How to Expand a Self-orthogonal Code
Jon-Lark Kim, Hongwei Liu, Jinquan Luo
TL;DR
This work studies how to enlarge self-orthogonal codes while preserving their orthogonality. It develops constructive expansion procedures for both Hermitian and Euclidean self-orthogonal codes using Gram–Schmidt orthogonalization within appropriate dual spaces to increase the dimension by 1 at each step, forming code towers. For Hermitian self-orthogonal codes with $n>2k+1$, every such code lies in an $[n,k+1]_r$ Hermitian self-orthogonal code; for Euclidean self-orthogonal codes, expansions are possible under $n\ge 2k+3$ (or $n\ge 2k+2$ when $p=2$), with additional square-condition requirements in some boundary cases. The results yield termination either at Hermitian self-dual or almost self-dual codes (Hermitian case) or at self-dual codes under certain conditions (Euclidean case), and they discuss how the minimum distance behaves through expansions.
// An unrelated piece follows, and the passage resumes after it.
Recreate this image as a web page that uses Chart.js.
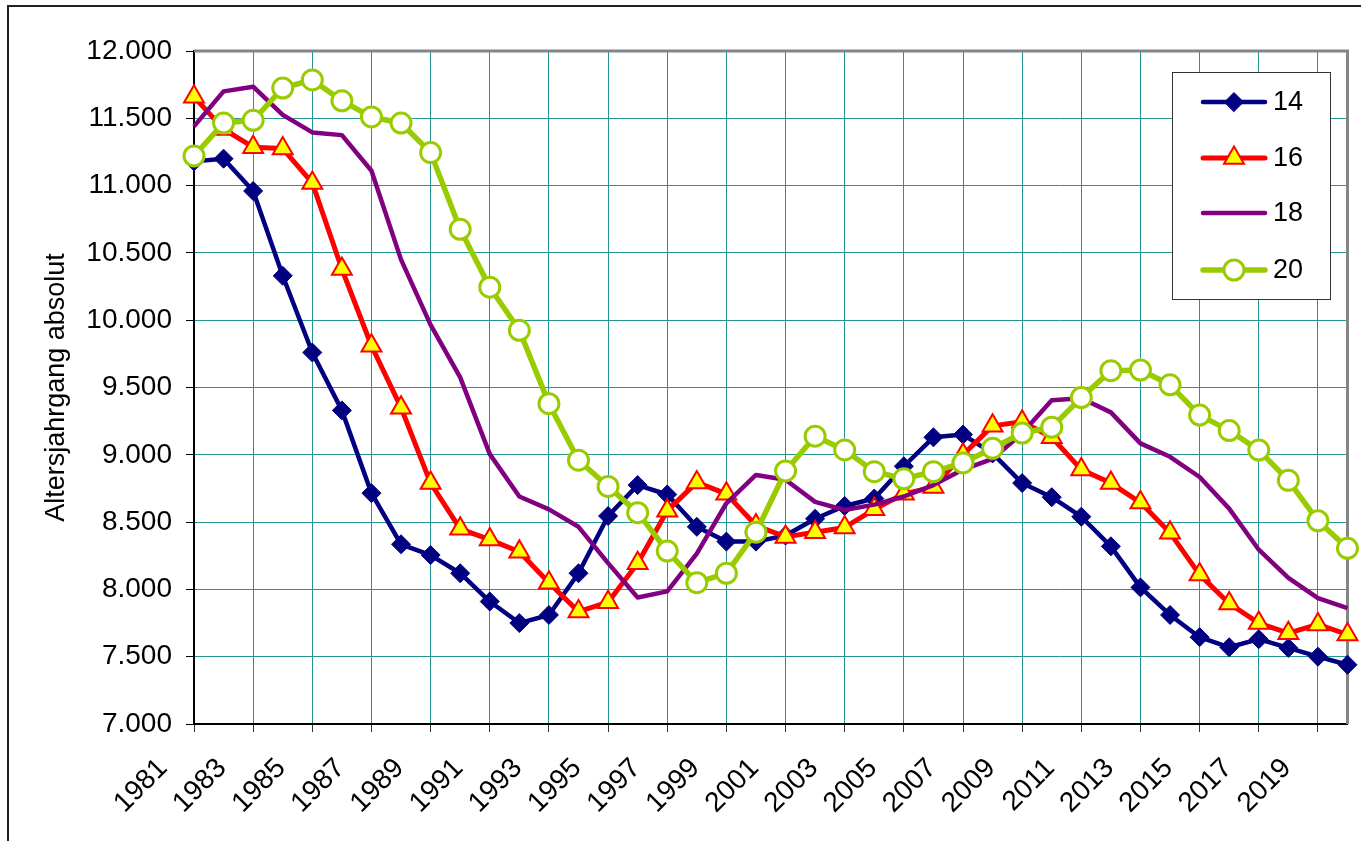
<!DOCTYPE html>
<html>
<head>
<meta charset="utf-8">
<script src="https://cdn.jsdelivr.net/npm/chart.js@4/dist/chart.umd.min.js"></script>
<style>
html,body{margin:0;padding:0;background:#fff;}
#wrap{width:1361px;height:841px;position:relative;overflow:hidden;}
canvas{display:block;}
</style>
</head>
<body>
<div id="wrap"><canvas id="c" width="1361" height="841"></canvas></div>
<script>
const years = ['1981','1982','1983','1984','1985','1986','1987','1988','1989','1990',
  '1991','1992','1993','1994','1995','1996','1997','1998','1999','2000',
  '2001','2002','2003','2004','2005','2006','2007','2008','2009','2010',
  '2011','2012','2013','2014','2015','2016','2017','2018','2019','2020'];

const series14 = [11180,11200,10960,10330,9760,9330,8715,8335,8255,8120,
  7910,7750,7810,8120,8545,8775,8705,8465,8355,8355,
  8400,8525,8620,8675,8915,9130,9150,9010,8790,8685,
  8540,8320,8015,7810,7645,7570,7630,7565,7500,7440];

const series16 = [11660,11420,11285,11275,11020,10380,9810,9350,8790,8450,
  8370,8280,8050,7835,7905,8195,8585,8795,8710,8475,
  8390,8425,8460,8595,8710,8760,9000,9215,9245,9130,
  8890,8790,8645,8420,8110,7895,7750,7675,7740,7665];

const series18 = [11440,11700,11735,11525,11395,11375,11110,10450,9965,9575,
  9005,8690,8595,8465,8195,7940,7985,8265,8640,8850,
  8815,8650,8590,8630,8690,8775,8890,8970,9160,9405,
  9420,9315,9085,8985,8835,8600,8295,8085,7935,7860];

const series20 = [11220,11465,11485,11725,11785,11630,11510,11465,11245,10675,
  10245,9925,9380,8960,8765,8570,8285,8050,8120,8425,
  8880,9138,9036,8875,8822,8875,8940,9048,9162,9205,
  9425,9625,9630,9520,9295,9180,9035,8810,8510,8305];

const seriesNames = ['14','16','18','20'];
const yTickValues = [7000,7500,8000,8500,9000,9500,10000,10500,11000,11500,12000];
const yAxisTitle = 'Altersjahrgang absolut';

const FONT = "'Liberation Sans', Arial, Helvetica, sans-serif";
const GRID = '#259494';

function fmt(v){
  const s = String(Math.round(v));
  return s.length > 3 ? s.slice(0, s.length-3) + '.' + s.slice(-3) : s;
}

const decor = {
  id: 'decor',
  beforeDraw(chart){
    const ctx = chart.ctx;
    ctx.save();
    ctx.fillStyle = '#fff';
    ctx.fillRect(0,0,chart.width,chart.height);
    ctx.restore();
  },
  beforeDatasetsDraw(chart){
    const {ctx, chartArea:a} = chart;
    ctx.save();
    ctx.strokeStyle = '#858585';
    ctx.lineWidth = 3;
    ctx.beginPath();
    ctx.moveTo(a.left, a.top);
    ctx.lineTo(a.right, a.top);
    ctx.lineTo(a.right, a.bottom);
    ctx.stroke();
    ctx.restore();
  },
  afterDraw(chart){
    const ctx = chart.ctx;
    ctx.save();
    // outer frame
    ctx.strokeStyle = '#222';
    ctx.lineWidth = 2;
    ctx.strokeRect(8, 6, 1500, 1000);
    // legend
    const L = {x:1172, y:72, w:158, h:227, rows:[102,158,213,270], x1:1203, x2:1265, tx:1273};
    ctx.fillStyle = '#fff';
    ctx.fillRect(L.x, L.y, L.w, L.h);
    ctx.strokeStyle = '#333';
    ctx.lineWidth = 1;
    ctx.strokeRect(L.x+0.5, L.y+0.5, L.w, L.h);
    chart.data.datasets.forEach((ds, i) => {
      const y = L.rows[i];
      ctx.strokeStyle = ds.borderColor;
      ctx.lineWidth = ds.borderWidth;
      ctx.lineCap = 'round';
      ctx.beginPath();
      ctx.moveTo(L.x1, y);
      ctx.lineTo(L.x2, y);
      ctx.stroke();
      if (ds.pointRadius > 0) {
        ctx.fillStyle = ds.pointBackgroundColor;
        ctx.strokeStyle = ds.pointBorderColor;
        ctx.lineWidth = ds.pointBorderWidth;
        Chart.helpers.drawPoint(ctx, {pointStyle: ds.pointStyle, radius: ds.pointRadius, borderWidth: ds.pointBorderWidth, rotation: 0}, (L.x1+L.x2)/2, y);
      }
      ctx.fillStyle = '#000';
      ctx.font = '27px ' + FONT;
      ctx.textAlign = 'left';
      ctx.textBaseline = 'middle';
      ctx.fillText(ds.label, L.tx, y + 1);
    });
    ctx.restore();
  }
};

new Chart(document.getElementById('c'), {
  type: 'line',
  data: {
    labels: years,
    datasets: [
      {label: seriesNames[0], data: series14, borderColor:'#000080', backgroundColor:'#000080', borderWidth:4.5,
        pointStyle:'rectRot', pointRadius:9.5, pointBorderWidth:1, pointBackgroundColor:'#000080', pointBorderColor:'#000080',
        order:3, tension:0, borderJoinStyle:'round'},
      {label: seriesNames[1], data: series16, borderColor:'#ff0000', backgroundColor:'#ff0000', borderWidth:5,
        pointStyle:'triangle', pointRadius:11.5, pointBorderWidth:2, pointBackgroundColor:'#ffff00', pointBorderColor:'#ff0000',
        order:2, tension:0, borderJoinStyle:'round'},
      {label: seriesNames[2], data: series18, borderColor:'#800080', backgroundColor:'#800080', borderWidth:4.5,
        pointRadius:0, pointHoverRadius:0, order:1, tension:0, borderJoinStyle:'round'},
      {label: seriesNames[3], data: series20, borderColor:'#99cc00', backgroundColor:'#99cc00', borderWidth:5.5,
        pointStyle:'circle', pointRadius:10, pointBorderWidth:3, pointBackgroundColor:'#ffffff', pointBorderColor:'#99cc00',
        order:0, tension:0, borderJoinStyle:'round'}
    ]
  },
  options: {
    responsive: false,
    animation: false,
    devicePixelRatio: 1,
    layout: {padding: {left: 40, top: 51, right: 8, bottom: 0}},
    plugins: {legend: {display: false}, tooltip: {enabled: false}},
    scales: {
      x: {
        type: 'category',
        offset: false,
        grid: {
          color: c => (c.index % 2 === 0 ? GRID : 'rgba(0,0,0,0)'),
          tickColor: c => (c.index % 2 === 0 ? '#333' : 'rgba(0,0,0,0)'),
          tickLength: 8,
          lineWidth: 1
        },
        border: {color: '#000', width: 2},
        ticks: {
          autoSkip: false,
          maxRotation: 45, minRotation: 45,
          font: {size: 28, family: FONT},
          color: '#000',
          padding: 20,
          labelOffset: -31,
          callback: (v, i) => (i % 2 === 0 ? years[i] : '')
        },
        afterFit: s => { s.height = 117; s.paddingRight = 0; s.paddingLeft = 0; }
      },
      y: {
        min: yTickValues[0],
        max: yTickValues[yTickValues.length-1],
        afterBuildTicks: s => { s.ticks = yTickValues.map(v => ({value: v})); },
        grid: {color: GRID, tickColor: '#000', tickLength: 8, lineWidth: 1},
        border: {color: '#000', width: 2},
        ticks: {font: {size: 28, family: FONT}, color: '#000', padding: 14, callback: v => fmt(v)},
        title: {display: true, text: yAxisTitle, font: {size: 27, family: FONT}, color: '#000', padding: 0},
        afterFit: s => { s.width = 154; s.paddingTop = 0; s.paddingBottom = 0; }
      }
    }
  },
  plugins: [decor]
});
</script>
</body>
</html>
The paper also sketches two feasible algorithms for performing these expansions and notes open questions on optimizing the resulting minimum distance.
Abstract
In this paper, we show how to expand Euclidean/Hermitian self-orthogonal code preserving their orthogonal property. Our results show that every $k$-dimension Hermitian self-orthogonal code is contained in a $(k+1)$-dimensional Hermitian self-orthogonal code. Also, for $k< n/2-1$, every $[n,k]$ Euclidean self-orthogonal code is contained in an $[n,k+1]$ Euclidean self-orthogonal code. Moreover, for $k=n/2-1$ and $p=2$, we can also fulfill the expanding process. But for $k=n/2-1$ and $p$ odd prime, the expanding process can be fulfilled if and only if an extra condition must be satisfied. We also propose two feasible algorithms on these expanding procedures.